I could have predicted that this would spark a controversy, too. And that said controversy would be fueled by a lot of shallow thinking and unexamined privilege. I’m not shocked to see the tenor of the outrage, which is at its most cartoonish peak in this post on Discovery News by Nic Halverson:
While at least it’s not on the level of Bum Fights, this campaign leaves an exploitative after-taste in my mouth. Turning the homeless into sandwich boards for a week-long festival only exacerbates the problem and epitomizes what’s wrong with SXSW. Quick-fix stopgaps are no solution for such long-term problems as homelessness. And privileged, laptop-toting scenesters leeching Wi-Fi from the homeless who have been stripped of their humanity? Shudder. I’m sorry, but Clarence is NOT a 4G Hotspot; he is a man.
Still though, work is work; a dollar is a dollar, so who am I to cast stones? But no way am pretending this is some do-gooding cure-all.
There’s so much wrong with this screed that it’s hard to figure out where to start picking it apart.
The easiest to get out of the way is: why does an initiative like this have to be the solution to all homelessness in order to have value? I don’t see anyone making the claim that it will, to start. Plus, why is it bad to create benefit for a small number of people? Don’t individuals matter? Homeless Hotspots directly benefits the people (not the shelter) and allows them to earn money for a service they provide.
Hyper local and personalized are big themes at SXSWi this year. Just take a look at the apps getting the most attention. It’s actually a very Southby idea.
Small scale entrepreneurship and service is also big in Austin around festival time. The downtown area is full of pedicabs and many of the drivers accept credit card and digital payments on their phones. That’s just one example, but there are many others. Those who want attention at Southby (for apps, films, music) often come up with ideas that both serve a need and fit in with their own theme.
BBH Labs may not be selling anything with this initiative, but they are calling attention to something: homelessness. If those same men and women had stood in those same high-traffic areas and politely asked for spare change, how many of the “privileged, laptop-toting scenesters” would have stopped to give them any? Or thought about them for more than two seconds? Would Halverson be writing about them at all? Would he know their names?
The cries of EXPLOITATION are ringing out from all over, yet many of the people writing about Homeless Hotspots are engaging in some exploitation of their own. They’re claiming outrage on behalf of the men and women involved instead of actually talking to them. Or they’re just outraged in general without any real thought given to the individuals involved and affected. They’re shaming anyone who would dare “leech” the Wi-Fi from their very blood! even though, by taking advantage of the service, the users are giving HH participants a chance to earn money.

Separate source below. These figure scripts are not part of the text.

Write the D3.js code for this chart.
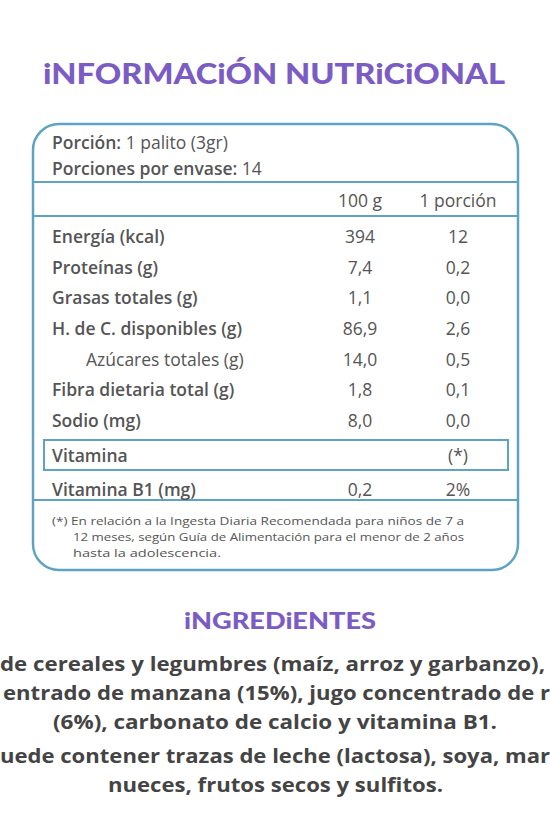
<!DOCTYPE html>
<html><head><meta charset="utf-8">
<script src="https://cdn.jsdelivr.net/npm/d3@7"></script>
<style>body{margin:0;background:#fff}svg{display:block}</style>
</head><body>
<svg id="c" width="550" height="825"></svg>
<script>
var nutrients = ["Energía (kcal)","Proteínas (g)","Grasas totales (g)","H. de C. disponibles (g)","Azúcares totales (g)","Fibra dietaria total (g)","Sodio (mg)"]
var per100 = ["394","7,4","1,1","86,9","14,0","1,8","8,0"]
var perPortion = ["12","0,2","0,0","2,6","0,5","0,1","0,0"]
var ingredientLines = ["de cereales y legumbres (maíz, arroz y garbanzo),","entrado de manzana (15%), jugo concentrado de r","(6%), carbonato de calcio y vitamina B1."]
var allergenLines = ["uede contener trazas de leche (lactosa), soya, mar","nueces, frutos secos y sulfitos."]
var footnote = ["(*) En relación a la Ingesta Diaria Recomendada para niños de 7 a","12 meses, según Guía de Alimentación para el menor de 2 años","hasta la adolescencia."]

var svg = d3.select("#c")
var blue = "#5fa3c2", grey = "#555", purple = "#7b5cc4"
var font = "'Open Sans', sans-serif"

svg.append("text").attr("x",43).attr("y",84)
  .attr("fill",purple).attr("font-family","Lato, sans-serif").attr("font-weight",900)
  .attr("font-size",29).attr("textLength",462).attr("lengthAdjust","spacingAndGlyphs")
  .text("iNFORMACiÓN NUTRiCiONAL")

svg.append("rect").attr("x",33).attr("y",124).attr("width",485).attr("height",446)
  .attr("rx",26).attr("fill","none").attr("stroke",blue).attr("stroke-width",2.5)
;[182,216,500].forEach(function(y){
  svg.append("line").attr("x1",33).attr("x2",518).attr("y1",y).attr("y2",y).attr("stroke",blue).attr("stroke-width",2)
})

function t(x,y,s,opt){
  opt=opt||{}
  var e = svg.append("text").attr("x",x).attr("y",y).attr("fill",opt.fill||grey)
    .attr("font-family",font).attr("font-size",opt.size||17.5).attr("font-weight",opt.weight||400)
    .attr("text-anchor",opt.anchor||"start").text(s)
  if(opt.len) e.attr("textLength",opt.len).attr("lengthAdjust","spacingAndGlyphs")
  return e
}
var p = t(52,149,"")
p.append("tspan").attr("font-weight",600).text("Porción:")
p.append("tspan").text(" 1 palito (3gr)")
var q = t(52,175,"")
q.append("tspan").attr("font-weight",600).text("Porciones por envase:")
q.append("tspan").text(" 14")
t(360,207,"100 g",{anchor:"middle"})
t(458,207,"1 porción",{anchor:"middle"})

var y = d3.scalePoint().domain(nutrients).range([243,427])
nutrients.forEach(function(n,i){
  var sub = i==4
  t(sub?86:52, y(n), n, {weight: sub?400:600})
  t(360, y(n), per100[i], {anchor:"middle"})
  t(458, y(n), perPortion[i], {anchor:"middle"})
})
svg.append("rect").attr("x",44).attr("y",440).attr("width",464).attr("height",30)
  .attr("fill","none").attr("stroke",blue).attr("stroke-width",2)
t(52,462,"Vitamina",{weight:600})
t(458,462,"(*)",{anchor:"middle"})
t(52,496,"Vitamina B1 (mg)",{weight:600})
t(360,496,"0,2",{anchor:"middle"})
t(458,496,"2%",{anchor:"middle"})

footnote.forEach(function(s,i){ t(i==0?52:73, 525+i*16, s, {size:11.5, len:[412,391,148][i]}) })

svg.append("text").attr("x",184).attr("y",629)
  .attr("fill",purple).attr("font-family","Lato, sans-serif").attr("font-weight",900)
  .attr("font-size",22).attr("textLength",192).attr("lengthAdjust","spacingAndGlyphs").text("iNGREDiENTES")

var ingX = [[0,545],[3,547],[53,444]], algX = [[0,550],[108,335]]
ingredientLines.forEach(function(s,i){ t(ingX[i][0],671+i*29,s,{weight:700,size:19.5,fill:"#444",len:ingX[i][1]}) })
allergenLines.forEach(function(s,i){ t(algX[i][0],763+i*29,s,{weight:700,size:19.5,fill:"#444",len:algX[i][1]}) })
</script>
</body></html>
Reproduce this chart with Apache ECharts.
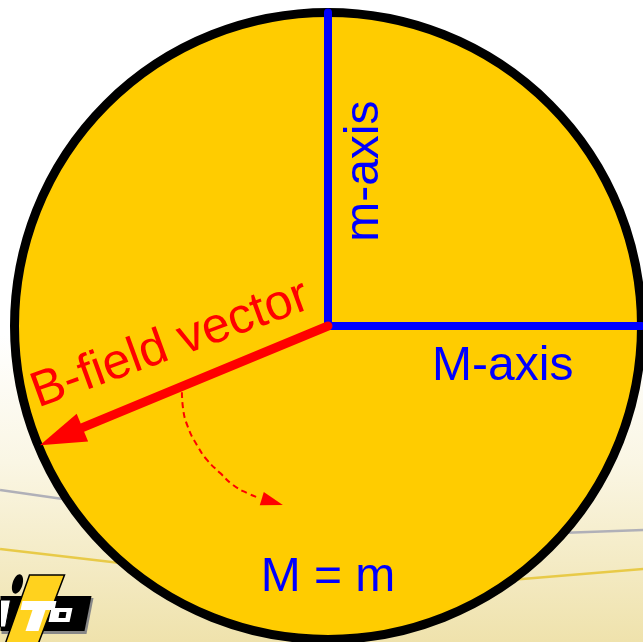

It’s true that the average SXSW-goer is privileged in some way. Attending that show is not cheap, even if you’re a member of the press. And everyone has at least one piece of expensive tech, if not two or four or more. But I bet anyone who bought Wi-Fi from one of the Homeless Hotspots spent at least a few minutes over the course of the festival thinking about that person as a person and about the issue of homelessness in American society. Something they might not have done, otherwise.
Would these people be angry if college students were the ones wearing “I’m a hotspot” t-shirts and standing around the convention center? Would it be exploitative and dehumanizing if someone who has a home, isn’t worried about their next meal, and hasn’t suffered a huge personal or financial loss chose to wear something that says “I am” instead of “I have a“? If this was the situation, instead, I’m pretty sure any articles written would have praised the entrepreneurial spirit of the endeavor.
I may get to see this prediction realized, because I fully expect someone to copy this idea at other events.
The Homeless Hotspot program ended yesterday (the last day of SXSWi) but BBH Labs says that it was just a beta test.
Hopefully you can help us optimize and validate this platform, which we hope to see adopted on a broader scale.
I hope that happens as well. I can think of several events or situations in which a roaming hotspot would prove useful. And I’d much prefer to give money to an actual person knowing they get to keep said money than a corporate entity who probably doesn’t need it. Even better if it helps that person escape an unfortunate economic circumstance.
Giving a homeless person a way to earn money is one step toward them getting back on their feet and where they want to be in life. Tweeting your ill-informed outrage about such things from your expensive computer or smartphone does not.